**WRITTEN REQUEST**
Your task is to copy the listing exactly, with the pictures left out.

-- Begin SUPPLIED MATERIAL --

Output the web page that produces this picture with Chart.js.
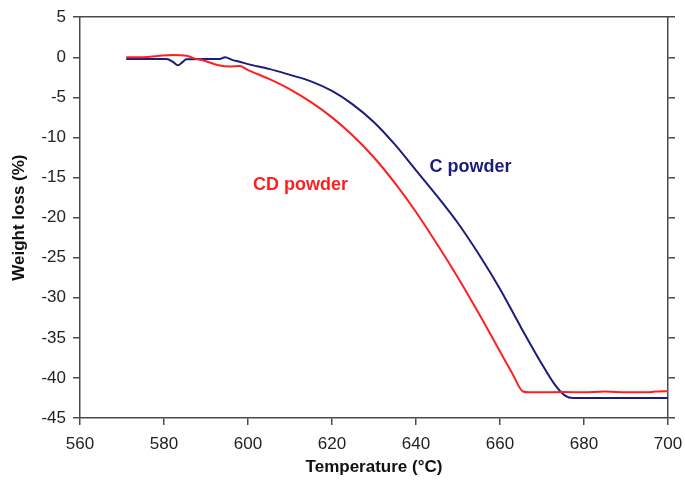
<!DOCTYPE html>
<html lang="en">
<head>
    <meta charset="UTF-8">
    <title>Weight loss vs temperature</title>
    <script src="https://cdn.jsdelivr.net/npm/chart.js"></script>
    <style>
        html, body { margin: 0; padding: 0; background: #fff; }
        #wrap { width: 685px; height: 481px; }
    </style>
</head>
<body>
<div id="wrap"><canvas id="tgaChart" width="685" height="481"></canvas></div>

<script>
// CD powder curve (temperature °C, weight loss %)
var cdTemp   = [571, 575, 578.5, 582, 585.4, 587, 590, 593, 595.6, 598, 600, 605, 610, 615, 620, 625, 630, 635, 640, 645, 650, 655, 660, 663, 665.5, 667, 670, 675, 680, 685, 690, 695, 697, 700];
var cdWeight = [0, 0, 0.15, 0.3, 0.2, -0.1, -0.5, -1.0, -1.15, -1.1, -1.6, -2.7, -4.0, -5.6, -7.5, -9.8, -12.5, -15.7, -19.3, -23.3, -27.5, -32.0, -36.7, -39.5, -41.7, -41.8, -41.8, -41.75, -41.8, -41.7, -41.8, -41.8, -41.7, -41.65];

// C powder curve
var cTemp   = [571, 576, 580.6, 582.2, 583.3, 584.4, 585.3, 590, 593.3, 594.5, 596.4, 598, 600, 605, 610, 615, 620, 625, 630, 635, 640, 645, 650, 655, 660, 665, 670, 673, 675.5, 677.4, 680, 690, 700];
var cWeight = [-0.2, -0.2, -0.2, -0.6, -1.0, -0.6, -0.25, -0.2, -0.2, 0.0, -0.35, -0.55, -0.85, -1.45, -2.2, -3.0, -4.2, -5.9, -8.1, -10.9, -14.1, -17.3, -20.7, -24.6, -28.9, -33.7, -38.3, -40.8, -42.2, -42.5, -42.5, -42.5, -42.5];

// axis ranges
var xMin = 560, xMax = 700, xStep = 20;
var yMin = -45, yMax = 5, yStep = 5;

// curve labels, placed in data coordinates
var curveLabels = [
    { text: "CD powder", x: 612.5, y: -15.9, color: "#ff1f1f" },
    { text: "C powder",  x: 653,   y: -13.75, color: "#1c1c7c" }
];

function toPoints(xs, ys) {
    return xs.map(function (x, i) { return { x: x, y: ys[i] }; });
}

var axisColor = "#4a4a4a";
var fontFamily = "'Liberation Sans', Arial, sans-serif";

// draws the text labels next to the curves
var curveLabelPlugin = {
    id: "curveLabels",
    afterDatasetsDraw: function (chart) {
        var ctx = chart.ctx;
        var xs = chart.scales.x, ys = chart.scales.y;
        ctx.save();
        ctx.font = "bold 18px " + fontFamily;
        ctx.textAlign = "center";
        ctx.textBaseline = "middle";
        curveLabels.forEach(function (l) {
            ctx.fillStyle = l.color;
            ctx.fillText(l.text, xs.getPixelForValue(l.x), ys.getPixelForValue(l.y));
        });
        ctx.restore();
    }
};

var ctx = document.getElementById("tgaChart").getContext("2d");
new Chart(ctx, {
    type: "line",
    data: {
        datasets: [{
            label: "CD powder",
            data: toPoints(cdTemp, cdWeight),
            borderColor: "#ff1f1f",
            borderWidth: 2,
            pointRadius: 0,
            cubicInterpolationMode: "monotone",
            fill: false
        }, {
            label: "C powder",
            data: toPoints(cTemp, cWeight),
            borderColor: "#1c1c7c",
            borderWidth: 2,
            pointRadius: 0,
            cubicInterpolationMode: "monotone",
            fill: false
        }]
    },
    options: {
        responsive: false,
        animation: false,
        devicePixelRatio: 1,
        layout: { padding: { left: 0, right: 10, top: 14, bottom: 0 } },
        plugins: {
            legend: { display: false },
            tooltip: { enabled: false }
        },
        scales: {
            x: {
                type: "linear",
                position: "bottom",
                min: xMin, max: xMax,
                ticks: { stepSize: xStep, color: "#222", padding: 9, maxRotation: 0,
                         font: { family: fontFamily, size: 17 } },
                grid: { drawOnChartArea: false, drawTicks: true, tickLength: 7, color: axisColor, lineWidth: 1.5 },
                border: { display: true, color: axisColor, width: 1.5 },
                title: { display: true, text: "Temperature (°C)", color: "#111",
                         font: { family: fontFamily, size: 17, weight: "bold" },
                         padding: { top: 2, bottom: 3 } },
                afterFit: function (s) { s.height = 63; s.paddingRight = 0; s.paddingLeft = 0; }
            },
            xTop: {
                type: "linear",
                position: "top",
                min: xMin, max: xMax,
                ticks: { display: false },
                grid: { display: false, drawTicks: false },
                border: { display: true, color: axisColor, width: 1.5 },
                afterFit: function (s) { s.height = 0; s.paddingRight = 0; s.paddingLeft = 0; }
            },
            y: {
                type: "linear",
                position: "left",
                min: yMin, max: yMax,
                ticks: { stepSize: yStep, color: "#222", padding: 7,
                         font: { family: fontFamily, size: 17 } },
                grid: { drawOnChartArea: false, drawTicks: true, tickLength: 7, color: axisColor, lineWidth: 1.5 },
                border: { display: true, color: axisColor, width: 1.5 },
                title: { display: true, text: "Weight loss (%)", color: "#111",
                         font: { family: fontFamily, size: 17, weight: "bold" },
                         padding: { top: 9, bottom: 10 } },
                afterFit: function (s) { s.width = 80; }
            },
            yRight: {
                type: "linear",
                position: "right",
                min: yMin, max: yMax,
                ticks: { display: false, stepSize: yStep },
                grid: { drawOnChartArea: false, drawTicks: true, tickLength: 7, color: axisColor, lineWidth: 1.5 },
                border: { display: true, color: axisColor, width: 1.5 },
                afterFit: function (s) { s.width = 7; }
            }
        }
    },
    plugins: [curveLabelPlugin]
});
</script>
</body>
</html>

-- End SUPPLIED MATERIAL --

**RESPONSE TO THE TASK**
Output the web page that produces this picture with Chart.js.
<!DOCTYPE html>
<html lang="en">
<head>
    <meta charset="UTF-8">
    <title>Weight loss vs temperature</title>
    <script src="https://cdn.jsdelivr.net/npm/chart.js"></script>
    <style>
        html, body { margin: 0; padding: 0; background: #fff; }
        #wrap { width: 685px; height: 481px; }
    </style>
</head>
<body>
<div id="wrap"><canvas id="tgaChart" width="685" height="481"></canvas></div>

<script>
// CD powder curve (temperature °C, weight loss %)
var cdTemp   = [571, 575, 578.5, 582, 585.4, 587, 590, 593, 595.6, 598, 600, 605, 610, 615, 620, 625, 630, 635, 640, 645, 650, 655, 660, 663, 665.5, 667, 670, 675, 680, 685, 690, 695, 697, 700];
var cdWeight = [0, 0, 0.15, 0.3, 0.2, -0.1, -0.5, -1.0, -1.15, -1.1, -1.6, -2.7, -4.0, -5.6, -7.5, -9.8, -12.5, -15.7, -19.3, -23.3, -27.5, -32.0, -36.7, -39.5, -41.7, -41.8, -41.8, -41.75, -41.8, -41.7, -41.8, -41.8, -41.7, -41.65];

// C powder curve
var cTemp   = [571, 576, 580.6, 582.2, 583.3, 584.4, 585.3, 590, 593.3, 594.5, 596.4, 598, 600, 605, 610, 615, 620, 625, 630, 635, 640, 645, 650, 655, 660, 665, 670, 673, 675.5, 677.4, 680, 690, 700];
var cWeight = [-0.2, -0.2, -0.2, -0.6, -1.0, -0.6, -0.25, -0.2, -0.2, 0.0, -0.35, -0.55, -0.85, -1.45, -2.2, -3.0, -4.2, -5.9, -8.1, -10.9, -14.1, -17.3, -20.7, -24.6, -28.9, -33.7, -38.3, -40.8, -42.2, -42.5, -42.5, -42.5, -42.5];

// axis ranges
var xMin = 560, xMax = 700, xStep = 20;
var yMin = -45, yMax = 5, yStep = 5;

// curve labels, placed in data coordinates
var curveLabels = [
    { text: "CD powder", x: 612.5, y: -15.9, color: "#ff1f1f" },
    { text: "C powder",  x: 653,   y: -13.75, color: "#1c1c7c" }
];

function toPoints(xs, ys) {
    return xs.map(function (x, i) { return { x: x, y: ys[i] }; });
}

var axisColor = "#4a4a4a";
var fontFamily = "'Liberation Sans', Arial, sans-serif";

// draws the text labels next to the curves
var curveLabelPlugin = {
    id: "curveLabels",
    afterDatasetsDraw: function (chart) {
        var ctx = chart.ctx;
        var xs = chart.scales.x, ys = chart.scales.y;
        ctx.save();
        ctx.font = "bold 18px " + fontFamily;
        ctx.textAlign = "center";
        ctx.textBaseline = "middle";
        curveLabels.forEach(function (l) {
            ctx.fillStyle = l.color;
            ctx.fillText(l.text, xs.getPixelForValue(l.x), ys.getPixelForValue(l.y));
        });
        ctx.restore();
    }
};

var ctx = document.getElementById("tgaChart").getContext("2d");
new Chart(ctx, {
    type: "line",
    data: {
        datasets: [{
            label: "CD powder",
            data: toPoints(cdTemp, cdWeight),
            borderColor: "#ff1f1f",
            borderWidth: 2,
            pointRadius: 0,
            cubicInterpolationMode: "monotone",
            fill: false
        }, {
            label: "C powder",
            data: toPoints(cTemp, cWeight),
            borderColor: "#1c1c7c",
            borderWidth: 2,
            pointRadius: 0,
            cubicInterpolationMode: "monotone",
            fill: false
        }]
    },
    options: {
        responsive: false,
        animation: false,
        devicePixelRatio: 1,
        layout: { padding: { left: 0, right: 10, top: 14, bottom: 0 } },
        plugins: {
            legend: { display: false },
            tooltip: { enabled: false }
        },
        scales: {
            x: {
                type: "linear",
                position: "bottom",
                min: xMin, max: xMax,
                ticks: { stepSize: xStep, color: "#222", padding: 9, maxRotation: 0,
                         font: { family: fontFamily, size: 17 } },
                grid: { drawOnChartArea: false, drawTicks: true, tickLength: 7, color: axisColor, lineWidth: 1.5 },
                border: { display: true, color: axisColor, width: 1.5 },
                title: { display: true, text: "Temperature (°C)", color: "#111",
                         font: { family: fontFamily, size: 17, weight: "bold" },
                         padding: { top: 2, bottom: 3 } },
                afterFit: function (s) { s.height = 63; s.paddingRight = 0; s.paddingLeft = 0; }
            },
            xTop: {
                type: "linear",
                position: "top",
                min: xMin, max: xMax,
                ticks: { display: false },
                grid: { display: false, drawTicks: false },
                border: { display: true, color: axisColor, width: 1.5 },
                afterFit: function (s) { s.height = 0; s.paddingRight = 0; s.paddingLeft = 0; }
            },
            y: {
                type: "linear",
                position: "left",
                min: yMin, max: yMax,
                ticks: { stepSize: yStep, color: "#222", padding: 7,
                         font: { family: fontFamily, size: 17 } },
                grid: { drawOnChartArea: false, drawTicks: true, tickLength: 7, color: axisColor, lineWidth: 1.5 },
                border: { display: true, color: axisColor, width: 1.5 },
                title: { display: true, text: "Weight loss (%)", color: "#111",
                         font: { family: fontFamily, size: 17, weight: "bold" },
                         padding: { top: 9, bottom: 10 } },
                afterFit: function (s) { s.width = 80; }
            },
            yRight: {
                type: "linear",
                position: "right",
                min: yMin, max: yMax,
                ticks: { display: false, stepSize: yStep },
                grid: { drawOnChartArea: false, drawTicks: true, tickLength: 7, color: axisColor, lineWidth: 1.5 },
                border: { display: true, color: axisColor, width: 1.5 },
                afterFit: function (s) { s.width = 7; }
            }
        }
    },
    plugins: [curveLabelPlugin]
});
</script>
</body>
</html>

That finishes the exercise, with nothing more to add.